Instruction
Leave out every picture, then output exactly the lines between the ones holding "Write a Python" and "Y_TICKS = [0, 20, 40, 60, 80]", inclusive, and nothing beyond them.

[Records with drawing code]
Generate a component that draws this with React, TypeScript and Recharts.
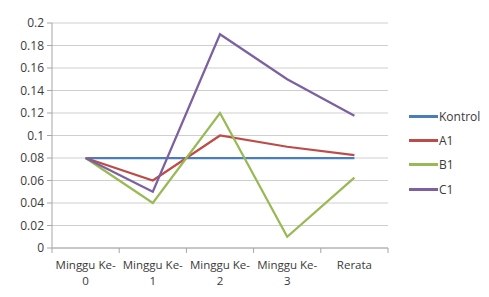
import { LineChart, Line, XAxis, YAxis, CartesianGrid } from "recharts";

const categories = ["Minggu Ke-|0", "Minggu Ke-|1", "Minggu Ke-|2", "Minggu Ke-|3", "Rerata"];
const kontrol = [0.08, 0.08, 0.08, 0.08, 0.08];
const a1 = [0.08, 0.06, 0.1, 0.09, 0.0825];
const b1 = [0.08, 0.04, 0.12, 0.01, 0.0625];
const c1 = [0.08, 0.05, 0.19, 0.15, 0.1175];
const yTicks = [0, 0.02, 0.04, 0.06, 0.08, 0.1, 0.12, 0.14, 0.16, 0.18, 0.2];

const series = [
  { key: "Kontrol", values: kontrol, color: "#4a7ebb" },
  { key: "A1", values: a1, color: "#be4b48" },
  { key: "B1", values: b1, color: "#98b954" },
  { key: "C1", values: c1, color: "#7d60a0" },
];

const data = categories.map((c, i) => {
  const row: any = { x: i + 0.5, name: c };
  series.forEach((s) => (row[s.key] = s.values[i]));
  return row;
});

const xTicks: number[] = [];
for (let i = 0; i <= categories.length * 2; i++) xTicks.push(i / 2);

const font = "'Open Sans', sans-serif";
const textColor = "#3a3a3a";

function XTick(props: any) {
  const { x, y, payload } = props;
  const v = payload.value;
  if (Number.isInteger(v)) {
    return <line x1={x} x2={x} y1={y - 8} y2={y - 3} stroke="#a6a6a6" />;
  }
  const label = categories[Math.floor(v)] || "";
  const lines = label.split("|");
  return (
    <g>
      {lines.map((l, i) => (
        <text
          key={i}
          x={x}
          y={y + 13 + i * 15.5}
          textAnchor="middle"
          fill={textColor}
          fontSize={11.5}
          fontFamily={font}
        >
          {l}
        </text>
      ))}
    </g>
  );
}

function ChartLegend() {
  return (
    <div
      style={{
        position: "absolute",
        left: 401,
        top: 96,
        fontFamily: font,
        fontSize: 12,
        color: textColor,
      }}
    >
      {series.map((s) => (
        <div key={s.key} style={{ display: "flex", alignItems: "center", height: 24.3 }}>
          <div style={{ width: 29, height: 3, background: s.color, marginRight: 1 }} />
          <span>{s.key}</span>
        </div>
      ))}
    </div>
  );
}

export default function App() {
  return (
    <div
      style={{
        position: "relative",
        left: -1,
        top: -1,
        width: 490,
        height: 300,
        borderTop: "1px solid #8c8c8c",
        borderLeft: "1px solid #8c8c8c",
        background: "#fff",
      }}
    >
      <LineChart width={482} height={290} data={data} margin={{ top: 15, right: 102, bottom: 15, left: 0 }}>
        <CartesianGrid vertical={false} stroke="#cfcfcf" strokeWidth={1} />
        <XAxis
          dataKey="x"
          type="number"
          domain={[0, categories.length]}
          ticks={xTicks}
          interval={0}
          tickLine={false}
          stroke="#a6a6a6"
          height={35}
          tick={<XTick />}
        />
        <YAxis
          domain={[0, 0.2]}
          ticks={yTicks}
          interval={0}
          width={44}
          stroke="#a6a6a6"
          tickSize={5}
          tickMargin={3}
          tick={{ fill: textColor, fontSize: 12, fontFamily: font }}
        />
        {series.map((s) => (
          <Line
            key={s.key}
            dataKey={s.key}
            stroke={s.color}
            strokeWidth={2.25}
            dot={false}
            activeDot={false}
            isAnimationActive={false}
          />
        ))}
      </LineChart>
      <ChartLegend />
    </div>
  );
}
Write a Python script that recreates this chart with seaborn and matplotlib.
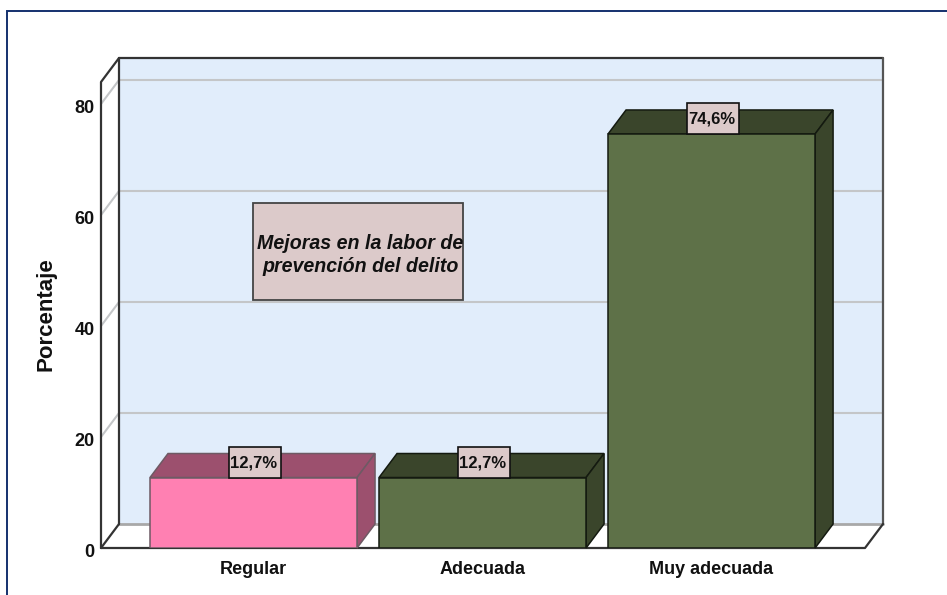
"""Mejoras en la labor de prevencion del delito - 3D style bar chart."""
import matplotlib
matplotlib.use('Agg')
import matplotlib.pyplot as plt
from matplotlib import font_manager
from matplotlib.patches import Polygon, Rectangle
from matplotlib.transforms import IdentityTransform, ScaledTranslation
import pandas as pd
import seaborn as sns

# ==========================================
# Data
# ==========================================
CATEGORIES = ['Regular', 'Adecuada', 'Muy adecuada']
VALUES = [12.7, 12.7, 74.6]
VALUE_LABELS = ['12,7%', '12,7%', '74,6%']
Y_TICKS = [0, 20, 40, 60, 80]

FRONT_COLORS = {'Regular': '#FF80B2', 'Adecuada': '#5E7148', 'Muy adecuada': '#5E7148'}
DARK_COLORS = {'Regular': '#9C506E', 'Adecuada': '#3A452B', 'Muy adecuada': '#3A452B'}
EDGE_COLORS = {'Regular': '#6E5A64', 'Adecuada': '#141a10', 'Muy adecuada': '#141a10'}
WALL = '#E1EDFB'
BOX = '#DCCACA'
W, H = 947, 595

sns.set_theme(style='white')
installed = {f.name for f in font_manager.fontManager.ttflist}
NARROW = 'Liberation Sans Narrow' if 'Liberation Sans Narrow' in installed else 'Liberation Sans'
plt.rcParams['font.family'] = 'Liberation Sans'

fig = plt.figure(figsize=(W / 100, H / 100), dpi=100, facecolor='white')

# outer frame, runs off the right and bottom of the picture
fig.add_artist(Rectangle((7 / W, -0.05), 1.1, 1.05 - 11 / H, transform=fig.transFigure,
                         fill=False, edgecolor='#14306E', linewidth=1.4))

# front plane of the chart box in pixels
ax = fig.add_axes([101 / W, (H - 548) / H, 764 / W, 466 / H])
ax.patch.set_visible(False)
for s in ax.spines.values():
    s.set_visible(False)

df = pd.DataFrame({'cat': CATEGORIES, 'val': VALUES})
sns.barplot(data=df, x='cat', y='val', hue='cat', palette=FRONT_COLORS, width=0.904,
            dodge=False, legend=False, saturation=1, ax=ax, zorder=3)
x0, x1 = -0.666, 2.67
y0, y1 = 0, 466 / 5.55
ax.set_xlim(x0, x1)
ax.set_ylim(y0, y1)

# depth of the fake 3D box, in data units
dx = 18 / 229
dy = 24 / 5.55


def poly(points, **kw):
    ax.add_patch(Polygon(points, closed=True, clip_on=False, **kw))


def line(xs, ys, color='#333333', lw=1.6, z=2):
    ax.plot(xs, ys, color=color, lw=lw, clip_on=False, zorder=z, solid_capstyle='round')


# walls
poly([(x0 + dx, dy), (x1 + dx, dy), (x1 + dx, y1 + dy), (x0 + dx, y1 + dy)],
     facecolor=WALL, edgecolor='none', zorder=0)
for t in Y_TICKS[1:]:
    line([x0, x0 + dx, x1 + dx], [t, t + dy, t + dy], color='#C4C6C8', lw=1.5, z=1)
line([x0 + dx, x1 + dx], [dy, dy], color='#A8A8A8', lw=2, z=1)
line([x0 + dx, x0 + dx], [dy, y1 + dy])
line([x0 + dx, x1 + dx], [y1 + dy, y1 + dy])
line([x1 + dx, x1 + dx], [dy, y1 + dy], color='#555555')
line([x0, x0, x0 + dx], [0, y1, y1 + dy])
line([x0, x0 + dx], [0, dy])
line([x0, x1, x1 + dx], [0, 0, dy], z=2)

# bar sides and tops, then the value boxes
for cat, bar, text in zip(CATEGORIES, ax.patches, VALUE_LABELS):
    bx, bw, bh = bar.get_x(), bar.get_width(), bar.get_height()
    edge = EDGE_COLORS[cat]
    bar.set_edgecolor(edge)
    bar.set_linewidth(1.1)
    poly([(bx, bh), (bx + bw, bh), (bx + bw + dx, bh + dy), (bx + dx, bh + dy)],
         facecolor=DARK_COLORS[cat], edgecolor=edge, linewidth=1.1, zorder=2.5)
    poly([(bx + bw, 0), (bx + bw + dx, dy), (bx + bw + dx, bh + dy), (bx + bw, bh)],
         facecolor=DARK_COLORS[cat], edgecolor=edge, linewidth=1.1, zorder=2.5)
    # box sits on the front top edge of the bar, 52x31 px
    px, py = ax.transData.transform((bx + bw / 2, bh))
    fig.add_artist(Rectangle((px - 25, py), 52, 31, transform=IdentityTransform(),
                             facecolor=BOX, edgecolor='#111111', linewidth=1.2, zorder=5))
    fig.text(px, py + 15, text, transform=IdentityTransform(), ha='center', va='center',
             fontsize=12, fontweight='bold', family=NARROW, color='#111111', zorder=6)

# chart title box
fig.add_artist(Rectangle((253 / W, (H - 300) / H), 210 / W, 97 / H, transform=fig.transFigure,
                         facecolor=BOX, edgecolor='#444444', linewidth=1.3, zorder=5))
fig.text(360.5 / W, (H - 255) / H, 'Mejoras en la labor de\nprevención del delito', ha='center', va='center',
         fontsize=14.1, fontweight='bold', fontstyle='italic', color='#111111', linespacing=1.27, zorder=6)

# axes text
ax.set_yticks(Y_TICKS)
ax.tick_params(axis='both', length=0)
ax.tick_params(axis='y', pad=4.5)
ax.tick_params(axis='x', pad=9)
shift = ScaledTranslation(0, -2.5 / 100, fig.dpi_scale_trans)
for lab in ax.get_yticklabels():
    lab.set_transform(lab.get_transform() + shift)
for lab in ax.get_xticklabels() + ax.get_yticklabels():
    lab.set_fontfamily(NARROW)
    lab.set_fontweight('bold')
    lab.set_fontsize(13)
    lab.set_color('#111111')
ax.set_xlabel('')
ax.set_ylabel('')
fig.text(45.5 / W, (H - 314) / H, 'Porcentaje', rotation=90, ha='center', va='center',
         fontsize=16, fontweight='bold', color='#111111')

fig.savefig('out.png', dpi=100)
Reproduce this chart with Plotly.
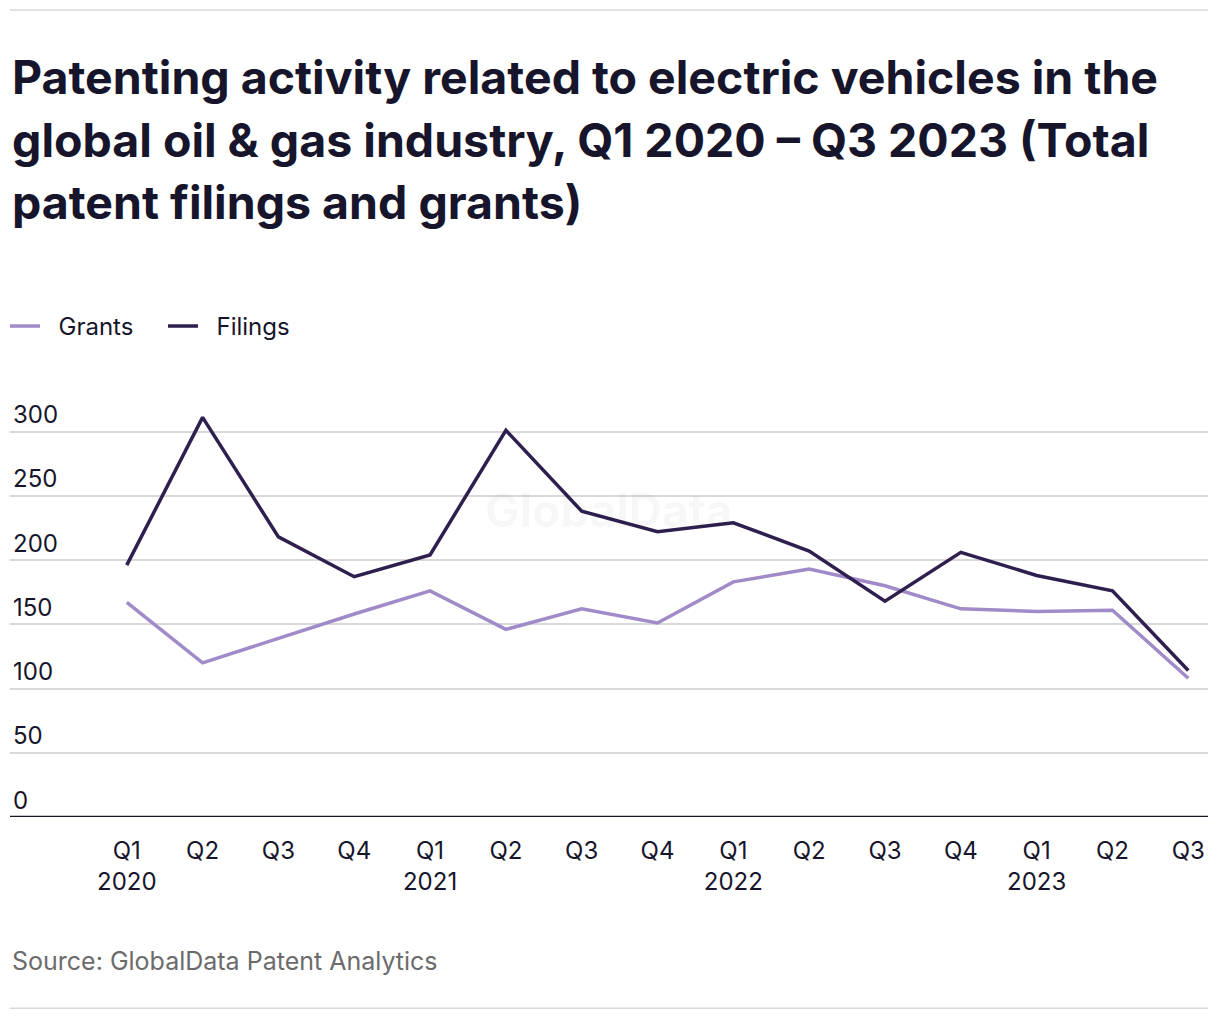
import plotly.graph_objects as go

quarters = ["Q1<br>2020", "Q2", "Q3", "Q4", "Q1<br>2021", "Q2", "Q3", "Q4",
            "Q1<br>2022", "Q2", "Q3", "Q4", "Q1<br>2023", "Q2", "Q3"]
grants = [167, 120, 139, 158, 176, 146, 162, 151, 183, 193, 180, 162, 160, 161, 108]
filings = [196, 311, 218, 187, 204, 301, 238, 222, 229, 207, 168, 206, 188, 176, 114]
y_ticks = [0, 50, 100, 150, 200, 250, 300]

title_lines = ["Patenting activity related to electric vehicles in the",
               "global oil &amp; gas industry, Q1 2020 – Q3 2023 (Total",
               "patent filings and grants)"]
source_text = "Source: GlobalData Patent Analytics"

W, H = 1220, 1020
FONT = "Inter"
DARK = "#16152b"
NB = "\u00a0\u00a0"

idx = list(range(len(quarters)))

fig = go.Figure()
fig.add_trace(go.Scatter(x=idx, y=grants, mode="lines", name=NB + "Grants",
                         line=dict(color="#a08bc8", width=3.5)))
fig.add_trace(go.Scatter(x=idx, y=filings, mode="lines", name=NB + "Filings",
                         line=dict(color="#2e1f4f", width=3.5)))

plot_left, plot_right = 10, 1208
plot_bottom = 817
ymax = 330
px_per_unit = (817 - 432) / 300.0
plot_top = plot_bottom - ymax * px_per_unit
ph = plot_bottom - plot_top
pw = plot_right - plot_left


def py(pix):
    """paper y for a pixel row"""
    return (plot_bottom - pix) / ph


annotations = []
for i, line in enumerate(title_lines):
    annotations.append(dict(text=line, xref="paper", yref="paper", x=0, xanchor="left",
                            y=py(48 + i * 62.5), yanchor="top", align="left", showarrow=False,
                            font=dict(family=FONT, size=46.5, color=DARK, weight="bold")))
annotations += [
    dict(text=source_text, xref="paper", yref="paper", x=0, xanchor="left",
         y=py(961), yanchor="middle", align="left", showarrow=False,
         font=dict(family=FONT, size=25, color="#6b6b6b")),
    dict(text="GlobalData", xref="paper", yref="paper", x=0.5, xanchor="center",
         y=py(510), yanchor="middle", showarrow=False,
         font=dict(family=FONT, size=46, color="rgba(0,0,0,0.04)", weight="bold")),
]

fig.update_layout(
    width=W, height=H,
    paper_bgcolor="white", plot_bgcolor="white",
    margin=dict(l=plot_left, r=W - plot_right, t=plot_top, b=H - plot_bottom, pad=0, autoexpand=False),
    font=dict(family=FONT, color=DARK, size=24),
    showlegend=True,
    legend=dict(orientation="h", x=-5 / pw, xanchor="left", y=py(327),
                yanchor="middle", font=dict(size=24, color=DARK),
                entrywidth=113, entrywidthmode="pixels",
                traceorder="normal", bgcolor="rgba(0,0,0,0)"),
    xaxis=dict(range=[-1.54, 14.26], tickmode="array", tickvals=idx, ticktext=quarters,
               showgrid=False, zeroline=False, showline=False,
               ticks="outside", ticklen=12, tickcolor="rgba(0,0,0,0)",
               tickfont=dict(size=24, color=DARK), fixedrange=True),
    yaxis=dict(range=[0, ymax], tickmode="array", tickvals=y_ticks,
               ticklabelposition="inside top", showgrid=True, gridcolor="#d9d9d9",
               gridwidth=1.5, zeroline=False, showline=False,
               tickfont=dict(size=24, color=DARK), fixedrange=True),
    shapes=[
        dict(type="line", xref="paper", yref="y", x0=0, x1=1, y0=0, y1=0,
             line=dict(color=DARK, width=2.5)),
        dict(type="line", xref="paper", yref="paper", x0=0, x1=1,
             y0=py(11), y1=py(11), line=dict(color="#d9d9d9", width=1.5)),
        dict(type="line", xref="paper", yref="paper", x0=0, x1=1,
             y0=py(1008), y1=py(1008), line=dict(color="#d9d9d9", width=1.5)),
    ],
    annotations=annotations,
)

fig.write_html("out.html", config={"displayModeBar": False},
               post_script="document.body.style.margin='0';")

Solution to this task
Write a Python script that recreates this chart with seaborn and matplotlib.
"""Mejoras en la labor de prevencion del delito - 3D style bar chart."""
import matplotlib
matplotlib.use('Agg')
import matplotlib.pyplot as plt
from matplotlib import font_manager
from matplotlib.patches import Polygon, Rectangle
from matplotlib.transforms import IdentityTransform, ScaledTranslation
import pandas as pd
import seaborn as sns

# ==========================================
# Data
# ==========================================
CATEGORIES = ['Regular', 'Adecuada', 'Muy adecuada']
VALUES = [12.7, 12.7, 74.6]
VALUE_LABELS = ['12,7%', '12,7%', '74,6%']
Y_TICKS = [0, 20, 40, 60, 80]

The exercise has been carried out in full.